(33d) CO2 Driven Chemical Looping Gasification on Doubly Doped Ceria

Climate change is one of the most talked about issues in today’s world. Scientists and researchers have been putting their best efforts to find an effective method to capture CO2 emitted by fossil fuels as a viable solution to this important matter. Chemical Lopping Combustion (CLC) is an advanced combustion system that facilitates the efficient capture of CO₂.[1] However, CLC does not propose a solution for CO2 utilization. Replacing air with CO2 in oxidation reaction, which is called “Chemical Looping Dry Combustion (CLDR)” has emerged as an interesting way to sequester the CO2. Reducing CO2 to CO in the oxidation reactor produces a useful and versatile gas, which can be the feed gas into many chemical processes. [2][3]
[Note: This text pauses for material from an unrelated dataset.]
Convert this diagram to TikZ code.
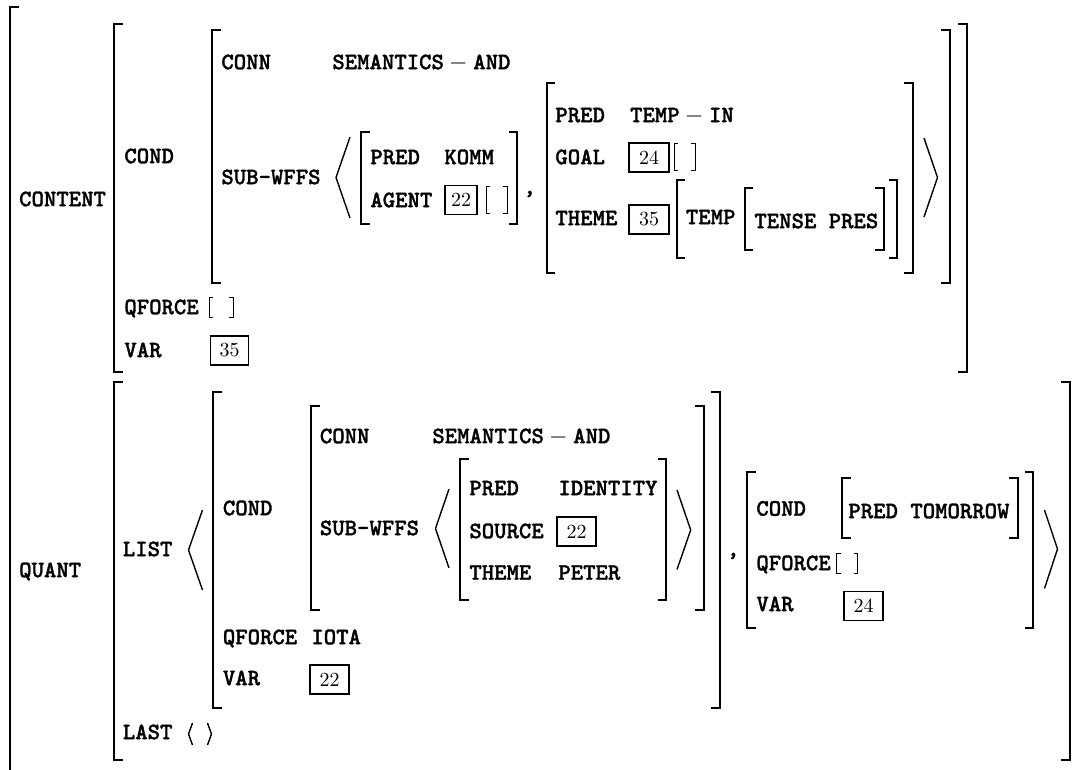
\documentclass[tikz,border=0pt]{standalone}
\usepackage{fontspec}
\newfontfamily\avmfont{lmmonolt10-bold.otf}[FakeBold=1.3]
\tikzset{
  avm/.style={anchor=base west, inner sep=0pt, font=\fontsize{11.8}{14}\selectfont\avmfont},
  brk/.style={line width=1pt},
  ang/.style={line width=0.7pt, line join=miter},
  smallbrk/.style={line width=0.5pt},
  tag/.style={draw, line width=0.85pt, inner sep=0pt, minimum width=19.5pt, minimum height=14.5pt,
              font=\fontsize{10}{12}\selectfont\rmfamily\mdseries},
}
\newcommand\avmL[3]{\draw[brk] ({#1+8.5},#2) -- (#1,#2) -- (#1,#3) -- ({#1+8.5},#3);}
\newcommand\avmR[3]{\draw[brk] ({#1-8.5},#2) -- (#1,#2) -- (#1,#3) -- ({#1-8.5},#3);}
\newcommand\emptyavm[4]{\draw[smallbrk] ({#1+4},#3) -- (#1,#3) -- (#1,#4) -- ({#1+4},#4);
  \draw[smallbrk] ({#2-4},#3) -- (#2,#3) -- (#2,#4) -- ({#2-4},#4);}
\begin{document}
\begin{tikzpicture}[x=0.5pt,y=-0.5pt]
\useasboundingbox (0,0) rectangle (1077,770);
% ---------- outer bracket
\draw[brk] (18.5,7.3) -- (10,7.3) -- (10,772);
% ---------- CONTENT
\node[avm] (content) at (18.8,206.2) {CONTENT};
\avmL{114}{24}{372} \avmR{966.5}{24}{372}
\node[avm] (cond1) at (124,163.2) {COND};
\avmL{212}{30}{283} \avmR{949.5}{30}{283}
\node[avm] (conn1) at (221,69.2) {CONN};
\node[avm] (sem1) at (332,69.2) {SEMANTICS${}-{}$AND};
\node[avm] (subw1) at (221,184.2) {SUB-WFFS};
\draw[ang] (350,137) -- (336,177.5) -- (350,218);
\avmL{361}{132}{224} \avmR{517}{132}{224}
\node[avm] (pred1) at (370,164.2) {PRED};
\node[avm] (komm) at (444,164.2) {KOMM};
\node[avm] (agent) at (370,207.2) {AGENT};
\node[tag, minimum width=16pt, minimum height=14.5pt] (b22a) at (461,200) {22};
\emptyavm{486}{507}{187}{214}
\node[avm] (comma1) at (523,194) {,};
\avmL{546.5}{83}{273} \avmR{912.5}{83}{273}
\node[avm] (pred2) at (555,122.2) {PRED};
\node[avm] (tempin) at (629.7,122.2) {TEMP${}-{}$IN};
\node[avm] (goal) at (555,164.2) {GOAL};
\node[tag, minimum width=20pt] (b24a) at (649,157.5) {24};
\emptyavm{674}{695}{144}{171}
\node[avm] (theme1) at (555,225.2) {THEME};
\node[tag, minimum width=20pt] (b35a) at (649,219.5) {35};
\avmL{676.5}{180.5}{258} \avmR{897}{180.5}{258}
\node[avm] (temp) at (685.5,224.2) {TEMP};
\avmL{744.8}{188}{250} \avmR{883.5}{188}{250}
\node[avm] (tense) at (754,228.2) {TENSE PRES};
\draw[ang] (924,138) -- (937.5,177.5) -- (924,217);
\node[avm] (qf1) at (124,314.2) {QFORCE};
\emptyavm{209}{233}{298}{318}
\node[avm] (var1) at (124,357.2) {VAR};
\node[tag, minimum width=19pt] (b35b) at (229.5,350.5) {35};
% ---------- QUANT
\node[avm] (quant) at (18.8,577.2) {QUANT};
\avmL{114}{382}{760} \avmR{1069.5}{382}{760}
\node[avm] (list) at (122.5,556.2) {LIST};
\draw[ang] (202.5,510) -- (188.5,550) -- (202.5,590);
\avmL{213}{392}{708} \avmR{719.8}{392}{708}
\node[avm] (cond2) at (222.5,515.2) {COND};
\avmL{311}{406}{610} \avmR{703.7}{406}{610}
\node[avm] (conn2) at (319.5,443.2) {CONN};
\node[avm] (sem2) at (432,443.2) {SEMANTICS${}-{}$AND};
\node[avm] (subw2) at (319.5,535.2) {SUB-WFFS};
\draw[ang] (449,489) -- (435.5,528.5) -- (449,568);
\avmL{460}{459}{599.5} \avmR{666}{459}{599.5}
\node[avm] (pred3) at (469,495.2) {PRED};
\node[avm] (ident) at (558,495.2) {IDENTITY};
\node[avm] (source) at (469,538.2) {SOURCE};
\node[tag, minimum width=19.5pt] (b22b) at (576.7,531.5) {22};
\node[avm] (theme2) at (469,579.7) {THEME};
\node[avm] (peter) at (558,579.7) {PETER};
\draw[ang] (677,490) -- (690.7,530) -- (677,569.5);
\node[avm] (comma2) at (726.5,556) {,};
\avmL{747}{472}{628} \avmR{1033}{472}{628}
\node[avm] (cond3) at (756,515.7) {COND};
\avmL{842}{478}{538} \avmR{1017.7}{478}{538}
\node[avm] (tomorrow) at (848,518.2) {PRED TOMORROW};
\node[avm] (qf3) at (756,570.2) {QFORCE};
\emptyavm{836.5}{857.5}{553}{573}
\node[avm] (var3) at (756,611.2) {VAR};
\node[tag, minimum width=19.5pt] (b24b) at (863.5,606) {24};
\draw[ang] (1044.5,510) -- (1057.5,549) -- (1044.5,588.5);
\node[avm] (qf2) at (222.5,644.2) {QFORCE};
\node[avm] (iota) at (311,644.2) {IOTA};
\node[avm] (var2) at (222.5,685.2) {VAR};
\node[tag, minimum width=19.3pt] (b22c) at (329.5,679.5) {22};
\node[avm] (last) at (122.5,739.2) {LAST};
\draw[ang] (192.5,723) -- (188.5,734) -- (192.5,745);
\draw[ang] (207.5,723) -- (211.5,734) -- (207.5,745);
\end{tikzpicture}
\end{document}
We propose to use a doubly doped ceria system that would have high oxygen capacity as well as high oxygen uptake and release rates in oxidizing and reducing atmospheres respectively. To aid in the increase in oxygen capacity as well as the oxygen release rates, we have doped ceria with zirconia. Additionally, to enhance the O₂ uptake, we have doped the zirconia doped ceria with iron while the same was doped with copper to facilitate the oxygen release in the fuel reactor. It should be noted that the level of doping allows the solids to maintain the cubic flurorite structure of Ce_O2 The results from these studies at different doping levels were then compared and an optimal oxygen carrier was designed, synthesized and evaluated. The results of these CLDR studies and the characterization of the materials will be presented.

References:

[1] Hossain, Mohammad M., and Hugo I. de Lasa. "Chemical-looping combustion (CLC) for inherent CO2 separations—a review." Chemical Engineering Science 63.18 (2008): 4433-4451.

[2] Song, C. S. Global challenges and strategies for control, conversion and utilization of CO2 for sustainable development involving energy, catalysis, adsorption and chemical processing. Catal. Today 2006, 115, 2-32. 17.

[3] Teuner, S. Make CO from CO2. Hydrocarb. Process. 1985, 64, 106-107.